The Government Media Office warned about the calls that told Palestinians they could return home in northern Gaza “through the military checkpoint erected by the (Israeli) Occupation army on the coastal Al-Rasheed Street in the evening hours.”
“We urge our people to be extremely cautious from these suspicious and untrusted telephone calls,” it said in a statement.
It noted that, in the past, the Israeli army committed crimes against Palestinians who were trying to return to northern Gaza.
Palestinian social media activists published posts, late Tuesday, that said the army telephoned displaced Palestinian families asking them to return to their homes in northern Gaza from Al-Rasheed Street at 6 p.m., local time, Wednesday.

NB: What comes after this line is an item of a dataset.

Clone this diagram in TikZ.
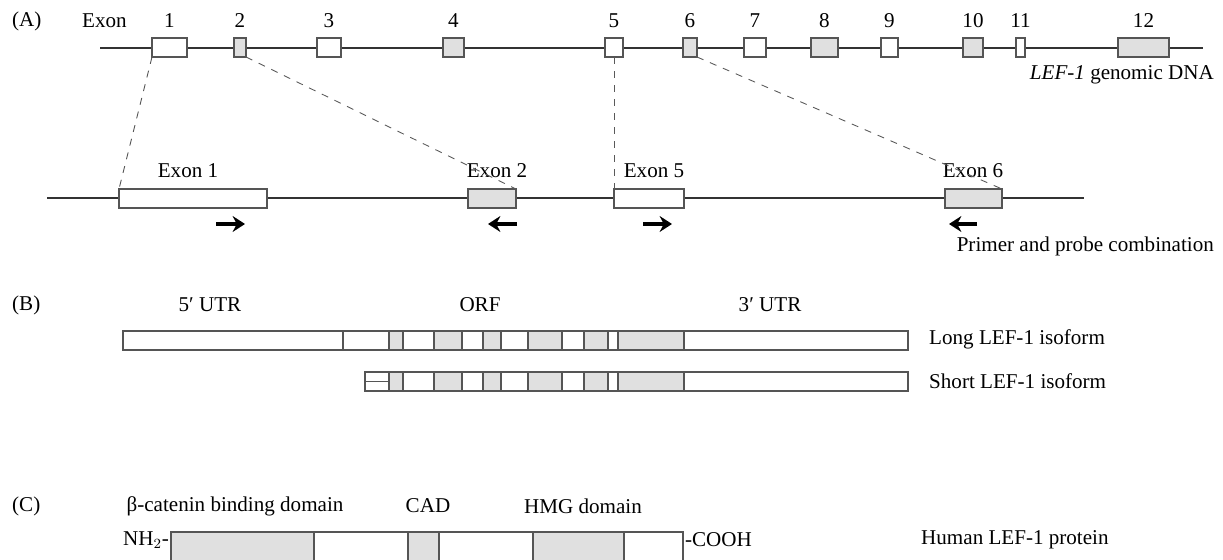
\documentclass[tikz,border=0pt]{standalone}
\usepackage{fontspec}
\setmainfont{Liberation Serif}
\usetikzlibrary{arrows.meta, positioning}
\definecolor{exgray}{RGB}{224, 224, 224}
\definecolor{dnaline}{RGB}{51, 51, 51}
\definecolor{boxline}{RGB}{85, 85, 85}

\begin{document}
\begin{tikzpicture}[
  x=0.02cm, y=-0.02cm,
  font=\fontsize{12}{14}\selectfont,
  dna/.style={line width=1.4pt, dnaline},
  exbox/.style={draw=boxline, line width=0.7pt, minimum height=0.38cm, inner sep=0pt, outer sep=0pt},
  seg/.style={draw=boxline, line width=0.7pt},
  zoomln/.style={gray!70!black, line width=0.5pt, dash pattern=on 4pt off 4pt},
  primer/.style={-{Stealth[length=7pt, width=9pt]}, line width=1.8pt},
]
  \useasboundingbox (0,0) rectangle (1223,560);

  % (A) genomic DNA
  \node[anchor=west] (pa) at (6,21) {(A)};
  \node[anchor=west] (exw) at (76,21) {Exon};
  \coordinate (gs) at (100,48);
  \coordinate (ge) at (1203,48);
  \draw[dna] (gs) -- (ge);
  \foreach \n/\a/\b/\f in {1/152/187/white, 2/234/246/exgray, 3/317/341/white,
      4/443/464/exgray, 5/605/623/white, 6/683/697/exgray, 7/744/766/white,
      8/811/838/exgray, 9/881/898/white, 10/963/983/exgray, 11/1016/1025/white,
      12/1118/1169/exgray} {
    \node[exbox, fill=\f, minimum width={(\b-\a)*0.02cm}] (g\n) at ({(\a+\b)/2},47.5) {};
    \node (n\n) at ({(\a+\b)/2},21) {\n};
  }
  \node[anchor=east] (gdna) at (1220,75) {\textit{LEF-1} genomic DNA};

  % zoomed exons
  \coordinate (ts) at (47,198);
  \coordinate (te) at (1084,198);
  \draw[dna] (ts) -- (te);
  \node[exbox, fill=white, minimum width=148*0.02cm] (x1) at (193,198.5) {};
  \node[exbox, fill=exgray, minimum width=48*0.02cm] (x2) at (492,198.5) {};
  \node[exbox, fill=white, minimum width=70*0.02cm] (x5) at (649,198.5) {};
  \node[exbox, fill=exgray, minimum width=57*0.02cm] (x6) at (973.5,198.5) {};
  \node (l1) at (188,171) {Exon 1};
  \node (l2) at (497,171) {Exon 2};
  \node (l5) at (654,171) {Exon 5};
  \node (l6) at (973,171) {Exon 6};
  \draw[zoomln] (g1.south west) -- (x1.north west);
  \draw[zoomln] (g2.south east) -- (x2.north east);
  \draw[zoomln] (g5.south) -- (x5.north west);
  \draw[zoomln] (g6.south east) -- (x6.north east);

  % primers
  \draw[primer] (216,224) -- (245,224);
  \draw[primer] (517,224) -- (488,224);
  \draw[primer] (643,224) -- (672,224);
  \draw[primer] (977,224) -- (949,224);
  \node[anchor=east] (pp) at (1220,246) {Primer and probe combination};

  % (B) transcripts
  \node[anchor=west] (pb) at (6,305) {(B)};
  \node (utr5) at (210,305) {5′ UTR};
  \node (orf) at (480,305) {ORF};
  \node (utr3) at (770,305) {3′ UTR};
  \draw[seg, fill=white] (123,331) rectangle (343,350);
  \draw[seg, fill=white] (365,372) rectangle (389,391);
  \draw[seg] (365,381.5) -- (389,381.5);
  \foreach \a/\b/\f in {343/389/white, 389/403/exgray, 403/434/white, 434/462/exgray,
      462/483/white, 483/501/exgray, 501/528/white, 528/562/exgray, 562/584/white,
      584/608/exgray, 608/618/white, 618/684/exgray, 684/908/white} {
    \draw[seg, fill=\f] (\a,331) rectangle (\b,350);
    \ifdim\a pt>380pt \draw[seg, fill=\f] (\a,372) rectangle (\b,391);\fi
  }
  \node[anchor=west] (liso) at (923,339) {Long LEF-1 isoform};
  \node[anchor=west] (siso) at (923,381) {Short LEF-1 isoform};

  % (C) protein
  \node[anchor=west] (pc) at (6,506) {(C)};
  \node (bcat) at (235,506) {β-catenin binding domain};
  \node (cad) at (428,506) {CAD};
  \node (hmg) at (583,506) {HMG domain};
  \foreach \a/\b/\f in {171/314/exgray, 314/408/white, 408/439/exgray,
      439/533/white, 533/624/exgray, 624/683/white} {
    \draw[seg, fill=\f] (\a,532) rectangle (\b,566);
  }
  \node[anchor=east, inner sep=1pt] (nh) at (171,540) {NH$_2$-};
  \node[anchor=west, inner sep=1pt] (cooh) at (683,540) {-COOH};
  \node[anchor=west] (hprot) at (915,540) {Human LEF-1 protein};
\end{tikzpicture}
\end{document}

Flouting a UN Security Council resolution demanding an immediate ceasefire, Israel has faced international condemnation amid its continued brutal offensive on Gaza since a 7 October, 2023 attack by Hamas.
More than 37,600 Palestinians have since been killed in Gaza, most of them women and children, and nearly 86,100 others injured, according to local health authorities.
More than eight months into the Israeli onslaught, vast tracts of Gaza lie in ruins amid a crippling blockade of food, clean water and medicine.
Israel stands accused of genocide at the International Court of Justice (ICJ), which in its latest ruling has ordered Tel Aviv to immediately halt its operation in the southern city of Rafah, where over a million Palestinians had sought refuge from the war before it was invaded on 6 May.